(GOAL OF THE EXERCISE):
Leave out the pictures, and return only the lines running from the one that contains "Rebuild this chart" to the one that contains "import plotly.graph_objects as go", both included, exactly as they appear.

===== SUPPLIED RECORDS

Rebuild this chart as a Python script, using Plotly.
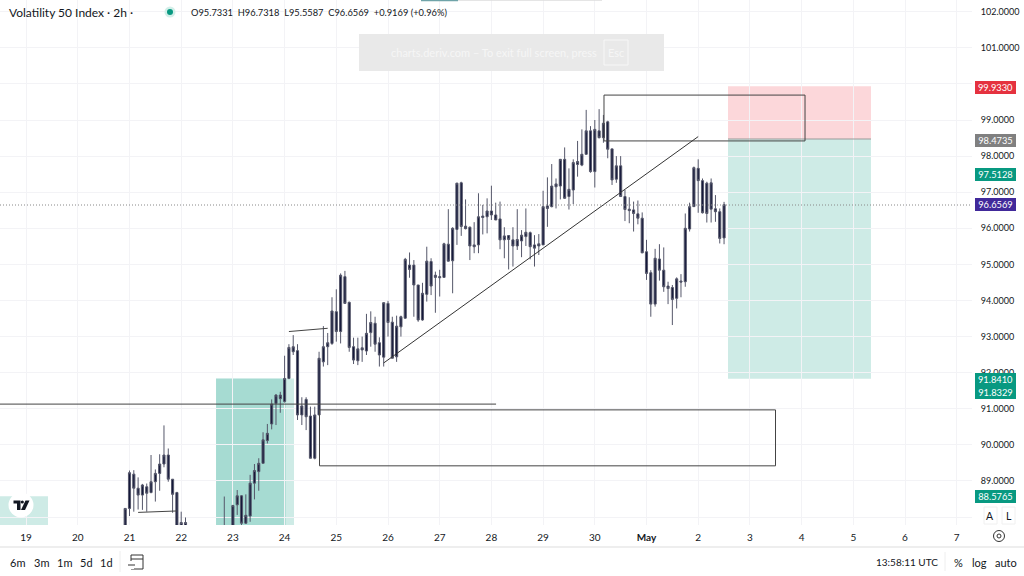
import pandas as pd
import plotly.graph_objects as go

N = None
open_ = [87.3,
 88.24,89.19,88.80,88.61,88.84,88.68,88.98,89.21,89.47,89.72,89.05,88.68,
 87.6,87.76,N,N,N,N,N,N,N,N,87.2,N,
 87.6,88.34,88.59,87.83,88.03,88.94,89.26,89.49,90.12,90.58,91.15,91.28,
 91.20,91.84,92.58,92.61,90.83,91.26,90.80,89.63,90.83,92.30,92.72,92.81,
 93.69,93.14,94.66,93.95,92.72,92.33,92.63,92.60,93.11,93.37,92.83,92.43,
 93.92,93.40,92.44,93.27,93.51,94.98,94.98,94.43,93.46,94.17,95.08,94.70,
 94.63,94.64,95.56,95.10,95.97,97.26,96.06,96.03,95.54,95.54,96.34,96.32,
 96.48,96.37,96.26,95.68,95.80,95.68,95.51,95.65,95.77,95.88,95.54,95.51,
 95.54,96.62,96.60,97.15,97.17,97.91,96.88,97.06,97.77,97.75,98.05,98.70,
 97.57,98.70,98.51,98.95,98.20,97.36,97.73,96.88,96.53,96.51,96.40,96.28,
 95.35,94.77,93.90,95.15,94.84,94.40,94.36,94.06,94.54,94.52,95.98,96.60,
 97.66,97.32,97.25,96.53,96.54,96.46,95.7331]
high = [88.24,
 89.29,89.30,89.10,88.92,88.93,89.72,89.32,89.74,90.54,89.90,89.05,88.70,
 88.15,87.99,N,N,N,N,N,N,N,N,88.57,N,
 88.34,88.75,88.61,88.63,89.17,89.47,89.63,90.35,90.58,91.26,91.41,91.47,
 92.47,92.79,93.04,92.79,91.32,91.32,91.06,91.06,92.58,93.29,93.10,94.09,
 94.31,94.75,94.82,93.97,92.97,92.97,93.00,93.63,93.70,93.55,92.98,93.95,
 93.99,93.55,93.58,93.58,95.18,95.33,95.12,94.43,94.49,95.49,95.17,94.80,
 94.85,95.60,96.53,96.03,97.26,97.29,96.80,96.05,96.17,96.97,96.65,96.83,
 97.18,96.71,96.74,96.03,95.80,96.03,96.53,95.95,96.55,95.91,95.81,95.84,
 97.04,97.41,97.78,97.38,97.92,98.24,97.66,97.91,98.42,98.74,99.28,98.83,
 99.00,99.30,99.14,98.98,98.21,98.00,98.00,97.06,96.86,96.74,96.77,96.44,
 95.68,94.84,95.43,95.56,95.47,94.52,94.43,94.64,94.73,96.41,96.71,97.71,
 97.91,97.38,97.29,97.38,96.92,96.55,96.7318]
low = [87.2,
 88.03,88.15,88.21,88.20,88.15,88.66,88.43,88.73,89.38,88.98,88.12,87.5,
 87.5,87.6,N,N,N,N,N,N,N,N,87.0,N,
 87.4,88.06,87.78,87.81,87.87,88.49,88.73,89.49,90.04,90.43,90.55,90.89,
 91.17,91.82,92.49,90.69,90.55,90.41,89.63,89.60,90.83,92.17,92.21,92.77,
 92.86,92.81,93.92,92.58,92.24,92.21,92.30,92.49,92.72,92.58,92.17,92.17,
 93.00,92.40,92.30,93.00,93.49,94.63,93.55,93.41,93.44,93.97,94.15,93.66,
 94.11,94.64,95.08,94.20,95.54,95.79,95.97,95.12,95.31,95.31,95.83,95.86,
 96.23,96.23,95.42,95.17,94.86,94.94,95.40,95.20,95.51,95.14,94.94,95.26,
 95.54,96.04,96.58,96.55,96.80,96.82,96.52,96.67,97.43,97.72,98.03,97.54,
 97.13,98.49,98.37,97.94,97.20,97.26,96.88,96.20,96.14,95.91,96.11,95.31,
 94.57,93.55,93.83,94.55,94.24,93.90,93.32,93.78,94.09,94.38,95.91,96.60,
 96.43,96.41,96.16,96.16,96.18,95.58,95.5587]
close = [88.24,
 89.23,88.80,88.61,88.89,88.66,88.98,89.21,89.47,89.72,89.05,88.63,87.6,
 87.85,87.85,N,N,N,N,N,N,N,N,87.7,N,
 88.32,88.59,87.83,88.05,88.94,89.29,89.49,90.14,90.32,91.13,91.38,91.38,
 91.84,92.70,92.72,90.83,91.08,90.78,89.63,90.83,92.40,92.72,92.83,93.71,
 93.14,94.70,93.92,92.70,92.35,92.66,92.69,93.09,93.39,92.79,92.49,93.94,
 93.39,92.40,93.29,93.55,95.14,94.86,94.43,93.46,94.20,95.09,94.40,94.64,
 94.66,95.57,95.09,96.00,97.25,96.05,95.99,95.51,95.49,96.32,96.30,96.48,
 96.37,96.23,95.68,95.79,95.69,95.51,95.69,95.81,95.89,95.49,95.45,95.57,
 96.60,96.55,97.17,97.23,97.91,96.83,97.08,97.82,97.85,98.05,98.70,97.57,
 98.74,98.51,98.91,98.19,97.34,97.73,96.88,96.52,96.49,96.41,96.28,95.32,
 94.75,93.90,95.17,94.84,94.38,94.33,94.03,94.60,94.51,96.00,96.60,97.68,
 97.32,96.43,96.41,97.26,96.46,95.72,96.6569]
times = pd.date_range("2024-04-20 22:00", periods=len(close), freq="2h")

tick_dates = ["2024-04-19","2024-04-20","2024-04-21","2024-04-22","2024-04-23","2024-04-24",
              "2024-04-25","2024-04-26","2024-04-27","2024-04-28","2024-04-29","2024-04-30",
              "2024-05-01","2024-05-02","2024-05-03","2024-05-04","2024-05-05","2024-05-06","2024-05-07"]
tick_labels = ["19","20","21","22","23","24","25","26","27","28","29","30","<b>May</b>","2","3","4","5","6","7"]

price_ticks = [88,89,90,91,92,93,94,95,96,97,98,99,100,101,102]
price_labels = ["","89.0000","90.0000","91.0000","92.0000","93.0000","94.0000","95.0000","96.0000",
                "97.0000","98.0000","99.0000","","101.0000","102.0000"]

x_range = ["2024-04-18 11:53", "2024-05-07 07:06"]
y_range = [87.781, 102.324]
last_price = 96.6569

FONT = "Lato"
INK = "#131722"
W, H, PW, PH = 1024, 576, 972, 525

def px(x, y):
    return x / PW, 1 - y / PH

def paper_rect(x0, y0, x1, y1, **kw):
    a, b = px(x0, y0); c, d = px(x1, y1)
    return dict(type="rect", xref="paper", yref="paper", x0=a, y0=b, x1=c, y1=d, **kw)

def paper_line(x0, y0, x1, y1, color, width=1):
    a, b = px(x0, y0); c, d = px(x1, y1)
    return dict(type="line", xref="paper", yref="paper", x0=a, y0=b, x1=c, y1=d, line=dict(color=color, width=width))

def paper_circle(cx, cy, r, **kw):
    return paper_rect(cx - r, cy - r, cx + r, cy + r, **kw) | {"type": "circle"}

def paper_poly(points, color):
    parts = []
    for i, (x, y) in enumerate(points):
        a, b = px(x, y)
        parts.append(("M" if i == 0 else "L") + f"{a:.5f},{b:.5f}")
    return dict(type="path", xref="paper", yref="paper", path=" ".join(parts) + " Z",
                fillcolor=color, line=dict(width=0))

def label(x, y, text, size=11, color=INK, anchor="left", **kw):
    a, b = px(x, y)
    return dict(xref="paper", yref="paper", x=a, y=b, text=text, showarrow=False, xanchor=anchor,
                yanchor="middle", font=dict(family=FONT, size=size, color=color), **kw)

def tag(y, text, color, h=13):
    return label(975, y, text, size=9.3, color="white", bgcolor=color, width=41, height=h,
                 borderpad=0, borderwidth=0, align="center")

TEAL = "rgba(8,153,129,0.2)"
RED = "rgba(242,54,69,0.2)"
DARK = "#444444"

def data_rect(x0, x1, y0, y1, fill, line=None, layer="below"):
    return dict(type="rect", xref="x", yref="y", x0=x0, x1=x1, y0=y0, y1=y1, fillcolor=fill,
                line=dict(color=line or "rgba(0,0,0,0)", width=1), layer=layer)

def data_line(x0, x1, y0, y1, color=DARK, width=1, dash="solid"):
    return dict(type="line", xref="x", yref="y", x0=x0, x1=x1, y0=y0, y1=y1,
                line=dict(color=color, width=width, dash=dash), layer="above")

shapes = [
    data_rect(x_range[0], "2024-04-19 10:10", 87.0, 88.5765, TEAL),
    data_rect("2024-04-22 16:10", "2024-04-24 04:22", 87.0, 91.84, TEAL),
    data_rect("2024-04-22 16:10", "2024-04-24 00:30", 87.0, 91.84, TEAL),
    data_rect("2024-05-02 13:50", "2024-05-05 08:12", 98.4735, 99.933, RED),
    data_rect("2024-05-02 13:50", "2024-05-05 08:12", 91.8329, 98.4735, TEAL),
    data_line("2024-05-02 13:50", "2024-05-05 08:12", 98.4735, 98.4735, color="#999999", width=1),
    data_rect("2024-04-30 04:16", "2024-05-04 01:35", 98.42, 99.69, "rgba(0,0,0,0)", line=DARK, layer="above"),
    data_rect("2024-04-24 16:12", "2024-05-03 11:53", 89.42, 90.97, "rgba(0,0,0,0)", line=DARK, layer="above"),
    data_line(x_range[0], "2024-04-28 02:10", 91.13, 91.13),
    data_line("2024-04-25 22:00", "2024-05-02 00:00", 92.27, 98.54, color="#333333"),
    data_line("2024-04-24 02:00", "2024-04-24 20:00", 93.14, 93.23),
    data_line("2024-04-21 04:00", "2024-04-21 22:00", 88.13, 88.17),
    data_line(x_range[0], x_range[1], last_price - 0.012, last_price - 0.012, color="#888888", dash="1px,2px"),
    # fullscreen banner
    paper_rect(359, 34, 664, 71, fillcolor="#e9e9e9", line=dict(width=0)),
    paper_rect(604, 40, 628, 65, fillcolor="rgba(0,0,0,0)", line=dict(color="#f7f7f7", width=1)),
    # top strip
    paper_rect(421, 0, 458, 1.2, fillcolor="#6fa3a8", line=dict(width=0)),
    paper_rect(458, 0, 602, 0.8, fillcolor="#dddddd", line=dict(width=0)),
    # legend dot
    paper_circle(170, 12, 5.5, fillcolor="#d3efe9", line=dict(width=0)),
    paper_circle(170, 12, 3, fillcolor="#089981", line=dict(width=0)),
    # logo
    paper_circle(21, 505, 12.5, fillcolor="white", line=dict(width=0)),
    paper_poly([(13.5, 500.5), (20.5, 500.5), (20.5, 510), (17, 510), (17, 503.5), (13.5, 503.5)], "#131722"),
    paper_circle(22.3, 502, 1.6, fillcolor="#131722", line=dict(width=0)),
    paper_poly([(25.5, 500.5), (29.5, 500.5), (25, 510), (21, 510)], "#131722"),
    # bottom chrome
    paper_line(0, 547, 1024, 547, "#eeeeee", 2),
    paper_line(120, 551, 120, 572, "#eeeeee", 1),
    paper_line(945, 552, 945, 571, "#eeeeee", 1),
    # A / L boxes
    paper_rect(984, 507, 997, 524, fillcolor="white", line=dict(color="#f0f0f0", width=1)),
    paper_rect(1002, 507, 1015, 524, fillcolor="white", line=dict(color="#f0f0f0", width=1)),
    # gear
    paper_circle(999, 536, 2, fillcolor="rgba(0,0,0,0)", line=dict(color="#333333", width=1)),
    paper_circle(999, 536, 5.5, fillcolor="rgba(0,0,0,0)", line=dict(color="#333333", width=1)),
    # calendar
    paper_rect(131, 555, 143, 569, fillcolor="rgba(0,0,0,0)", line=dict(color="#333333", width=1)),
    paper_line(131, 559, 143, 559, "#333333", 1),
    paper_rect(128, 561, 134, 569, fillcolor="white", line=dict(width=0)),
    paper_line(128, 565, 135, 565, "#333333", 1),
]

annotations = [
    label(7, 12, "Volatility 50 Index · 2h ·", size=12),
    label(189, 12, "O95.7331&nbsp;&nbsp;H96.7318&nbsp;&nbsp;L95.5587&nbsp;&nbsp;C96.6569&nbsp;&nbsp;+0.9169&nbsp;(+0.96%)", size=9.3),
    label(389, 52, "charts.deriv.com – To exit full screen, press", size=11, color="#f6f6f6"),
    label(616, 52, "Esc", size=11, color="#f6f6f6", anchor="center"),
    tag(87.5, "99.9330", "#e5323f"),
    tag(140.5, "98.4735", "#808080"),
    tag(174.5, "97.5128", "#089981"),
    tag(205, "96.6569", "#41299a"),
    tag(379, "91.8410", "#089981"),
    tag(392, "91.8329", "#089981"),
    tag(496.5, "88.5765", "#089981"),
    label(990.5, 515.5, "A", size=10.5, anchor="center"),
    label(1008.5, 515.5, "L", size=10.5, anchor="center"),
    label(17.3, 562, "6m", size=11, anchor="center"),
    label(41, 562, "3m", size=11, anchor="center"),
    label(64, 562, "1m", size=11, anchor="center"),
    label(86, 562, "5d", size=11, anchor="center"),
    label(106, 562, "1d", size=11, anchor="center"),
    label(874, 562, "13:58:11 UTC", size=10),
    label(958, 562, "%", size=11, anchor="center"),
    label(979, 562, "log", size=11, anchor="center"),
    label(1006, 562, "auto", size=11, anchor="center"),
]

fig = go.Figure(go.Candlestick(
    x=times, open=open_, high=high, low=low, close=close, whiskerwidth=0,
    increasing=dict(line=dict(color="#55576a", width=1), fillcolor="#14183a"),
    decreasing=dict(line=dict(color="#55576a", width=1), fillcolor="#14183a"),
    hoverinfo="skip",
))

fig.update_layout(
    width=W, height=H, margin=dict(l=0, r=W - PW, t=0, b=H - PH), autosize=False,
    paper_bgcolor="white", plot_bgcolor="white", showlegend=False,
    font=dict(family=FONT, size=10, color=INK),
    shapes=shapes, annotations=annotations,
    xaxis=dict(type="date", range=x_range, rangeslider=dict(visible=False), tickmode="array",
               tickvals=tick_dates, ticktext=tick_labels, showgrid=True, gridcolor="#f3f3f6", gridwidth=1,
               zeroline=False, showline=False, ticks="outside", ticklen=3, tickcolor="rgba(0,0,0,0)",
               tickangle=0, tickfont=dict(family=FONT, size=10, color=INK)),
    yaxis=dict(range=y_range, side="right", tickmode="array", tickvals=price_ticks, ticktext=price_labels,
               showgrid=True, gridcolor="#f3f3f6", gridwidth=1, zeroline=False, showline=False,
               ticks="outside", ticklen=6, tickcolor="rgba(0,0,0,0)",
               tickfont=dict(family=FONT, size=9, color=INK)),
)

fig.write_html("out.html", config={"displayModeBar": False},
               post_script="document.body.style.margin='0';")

==========
===== SUPPLIED RECORDS

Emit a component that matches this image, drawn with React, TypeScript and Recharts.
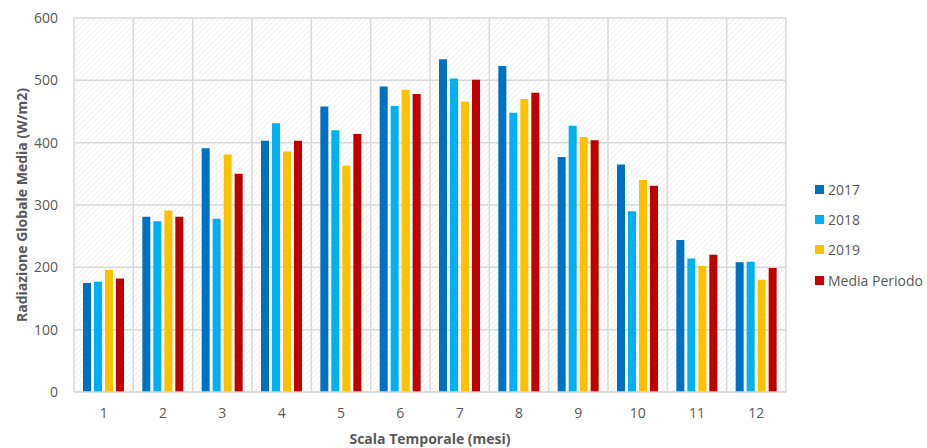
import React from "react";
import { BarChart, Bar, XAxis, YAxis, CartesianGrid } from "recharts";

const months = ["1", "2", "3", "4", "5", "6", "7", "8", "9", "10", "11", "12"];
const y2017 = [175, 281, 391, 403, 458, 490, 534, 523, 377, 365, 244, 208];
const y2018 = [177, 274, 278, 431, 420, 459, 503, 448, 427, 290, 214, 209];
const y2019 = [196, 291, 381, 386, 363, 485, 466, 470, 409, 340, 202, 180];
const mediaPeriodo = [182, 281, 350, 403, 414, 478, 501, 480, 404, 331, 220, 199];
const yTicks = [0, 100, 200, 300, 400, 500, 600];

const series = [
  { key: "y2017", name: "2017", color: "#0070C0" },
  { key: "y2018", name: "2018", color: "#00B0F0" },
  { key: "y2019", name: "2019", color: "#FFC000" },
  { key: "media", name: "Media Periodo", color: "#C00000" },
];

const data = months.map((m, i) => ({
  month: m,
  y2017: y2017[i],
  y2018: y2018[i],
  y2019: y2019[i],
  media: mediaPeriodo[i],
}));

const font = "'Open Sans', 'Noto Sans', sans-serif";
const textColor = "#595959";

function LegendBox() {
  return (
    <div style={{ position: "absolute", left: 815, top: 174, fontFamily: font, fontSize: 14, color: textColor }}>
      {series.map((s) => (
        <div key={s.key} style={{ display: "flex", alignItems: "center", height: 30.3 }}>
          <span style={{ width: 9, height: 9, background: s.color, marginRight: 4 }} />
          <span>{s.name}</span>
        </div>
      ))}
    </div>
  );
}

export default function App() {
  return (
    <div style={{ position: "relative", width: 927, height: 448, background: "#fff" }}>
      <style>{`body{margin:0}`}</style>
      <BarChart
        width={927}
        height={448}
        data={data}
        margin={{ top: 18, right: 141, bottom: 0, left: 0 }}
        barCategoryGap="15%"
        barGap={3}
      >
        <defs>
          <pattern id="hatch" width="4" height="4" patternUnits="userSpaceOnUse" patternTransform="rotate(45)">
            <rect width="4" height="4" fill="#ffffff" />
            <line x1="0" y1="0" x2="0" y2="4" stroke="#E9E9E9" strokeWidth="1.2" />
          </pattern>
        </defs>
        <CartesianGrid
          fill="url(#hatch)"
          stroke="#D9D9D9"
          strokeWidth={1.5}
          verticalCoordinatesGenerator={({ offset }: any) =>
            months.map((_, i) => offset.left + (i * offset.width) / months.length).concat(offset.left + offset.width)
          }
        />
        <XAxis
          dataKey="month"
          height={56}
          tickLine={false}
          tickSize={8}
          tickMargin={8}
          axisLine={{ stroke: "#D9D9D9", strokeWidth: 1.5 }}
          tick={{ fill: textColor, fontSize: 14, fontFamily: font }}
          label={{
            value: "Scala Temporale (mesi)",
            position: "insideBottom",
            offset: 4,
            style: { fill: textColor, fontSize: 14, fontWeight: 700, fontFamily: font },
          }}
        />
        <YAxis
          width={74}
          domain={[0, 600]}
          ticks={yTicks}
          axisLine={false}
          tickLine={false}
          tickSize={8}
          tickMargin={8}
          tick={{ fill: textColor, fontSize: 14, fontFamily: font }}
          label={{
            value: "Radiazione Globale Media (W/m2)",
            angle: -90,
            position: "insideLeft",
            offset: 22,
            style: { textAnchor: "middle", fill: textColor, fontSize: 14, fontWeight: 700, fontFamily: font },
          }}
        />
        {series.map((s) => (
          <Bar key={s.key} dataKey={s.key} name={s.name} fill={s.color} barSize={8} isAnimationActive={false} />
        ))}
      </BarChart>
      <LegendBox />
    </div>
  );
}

==========
===== SUPPLIED RECORDS

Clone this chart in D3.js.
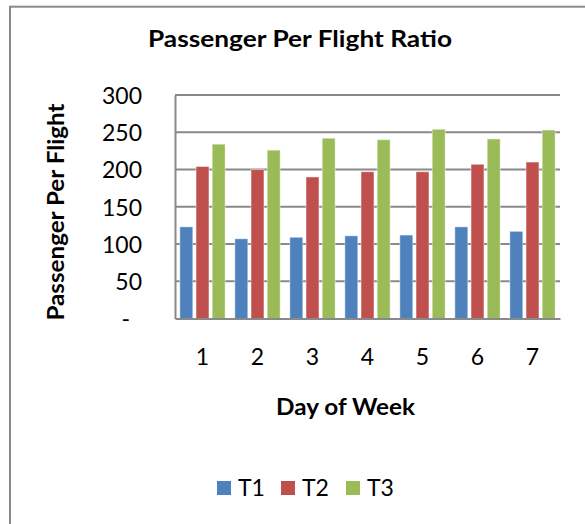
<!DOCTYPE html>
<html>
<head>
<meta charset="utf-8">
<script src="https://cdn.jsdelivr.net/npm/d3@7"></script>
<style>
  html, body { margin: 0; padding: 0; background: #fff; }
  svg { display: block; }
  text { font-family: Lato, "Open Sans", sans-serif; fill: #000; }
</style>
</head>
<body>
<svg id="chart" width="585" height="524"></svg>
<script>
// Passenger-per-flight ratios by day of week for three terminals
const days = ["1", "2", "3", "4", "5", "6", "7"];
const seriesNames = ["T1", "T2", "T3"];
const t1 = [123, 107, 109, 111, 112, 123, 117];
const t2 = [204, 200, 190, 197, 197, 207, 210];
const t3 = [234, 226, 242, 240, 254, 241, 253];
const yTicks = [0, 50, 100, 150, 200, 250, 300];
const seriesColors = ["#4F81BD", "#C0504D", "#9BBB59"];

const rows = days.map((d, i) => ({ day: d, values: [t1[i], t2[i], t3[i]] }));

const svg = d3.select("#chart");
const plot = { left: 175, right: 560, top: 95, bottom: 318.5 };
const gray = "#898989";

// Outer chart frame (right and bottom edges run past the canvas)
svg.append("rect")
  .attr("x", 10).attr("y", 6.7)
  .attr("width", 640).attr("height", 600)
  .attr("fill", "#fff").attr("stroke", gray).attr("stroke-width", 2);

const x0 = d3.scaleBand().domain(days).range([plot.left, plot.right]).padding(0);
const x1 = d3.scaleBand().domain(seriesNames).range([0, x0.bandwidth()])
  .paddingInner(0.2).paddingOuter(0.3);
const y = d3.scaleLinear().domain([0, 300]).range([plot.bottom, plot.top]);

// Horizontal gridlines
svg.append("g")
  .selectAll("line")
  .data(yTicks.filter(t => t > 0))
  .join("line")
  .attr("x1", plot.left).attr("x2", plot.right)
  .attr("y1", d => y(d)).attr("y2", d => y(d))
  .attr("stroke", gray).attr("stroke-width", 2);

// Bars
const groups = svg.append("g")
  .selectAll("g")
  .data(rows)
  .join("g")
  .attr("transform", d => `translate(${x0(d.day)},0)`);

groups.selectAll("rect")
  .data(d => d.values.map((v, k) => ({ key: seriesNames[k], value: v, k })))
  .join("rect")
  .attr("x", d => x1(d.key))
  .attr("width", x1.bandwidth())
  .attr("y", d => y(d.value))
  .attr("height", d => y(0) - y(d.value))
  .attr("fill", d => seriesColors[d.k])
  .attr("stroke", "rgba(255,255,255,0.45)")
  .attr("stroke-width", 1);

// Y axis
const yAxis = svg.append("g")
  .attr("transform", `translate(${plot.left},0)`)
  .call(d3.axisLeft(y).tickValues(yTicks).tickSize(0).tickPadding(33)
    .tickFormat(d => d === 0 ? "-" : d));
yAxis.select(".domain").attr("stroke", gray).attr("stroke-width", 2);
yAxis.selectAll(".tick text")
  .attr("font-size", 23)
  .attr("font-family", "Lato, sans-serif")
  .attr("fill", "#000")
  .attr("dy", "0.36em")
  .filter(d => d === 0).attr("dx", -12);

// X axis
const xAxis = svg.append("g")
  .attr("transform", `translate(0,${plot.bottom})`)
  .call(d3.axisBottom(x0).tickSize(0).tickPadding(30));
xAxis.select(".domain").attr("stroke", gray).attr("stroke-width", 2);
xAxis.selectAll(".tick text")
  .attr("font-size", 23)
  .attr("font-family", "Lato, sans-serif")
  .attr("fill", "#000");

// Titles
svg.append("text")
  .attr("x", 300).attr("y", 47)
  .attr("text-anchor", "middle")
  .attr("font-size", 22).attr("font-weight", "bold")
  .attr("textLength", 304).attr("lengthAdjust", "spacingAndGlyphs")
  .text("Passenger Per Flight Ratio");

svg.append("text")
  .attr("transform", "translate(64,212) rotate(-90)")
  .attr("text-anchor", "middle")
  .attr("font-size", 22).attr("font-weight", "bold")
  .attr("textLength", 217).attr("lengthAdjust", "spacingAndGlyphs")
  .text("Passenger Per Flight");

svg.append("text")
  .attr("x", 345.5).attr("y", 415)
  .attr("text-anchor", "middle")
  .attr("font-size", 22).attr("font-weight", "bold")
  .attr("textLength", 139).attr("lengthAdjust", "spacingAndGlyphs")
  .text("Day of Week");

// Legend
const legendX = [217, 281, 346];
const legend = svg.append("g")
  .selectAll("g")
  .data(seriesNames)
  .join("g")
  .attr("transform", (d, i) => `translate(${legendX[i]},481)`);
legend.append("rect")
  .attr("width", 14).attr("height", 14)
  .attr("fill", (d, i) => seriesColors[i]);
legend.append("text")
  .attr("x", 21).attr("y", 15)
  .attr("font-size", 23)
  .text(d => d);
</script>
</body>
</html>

==========

(FINAL RESULT):
Rebuild this chart as a Python script, using Plotly.
import pandas as pd
import plotly.graph_objects as go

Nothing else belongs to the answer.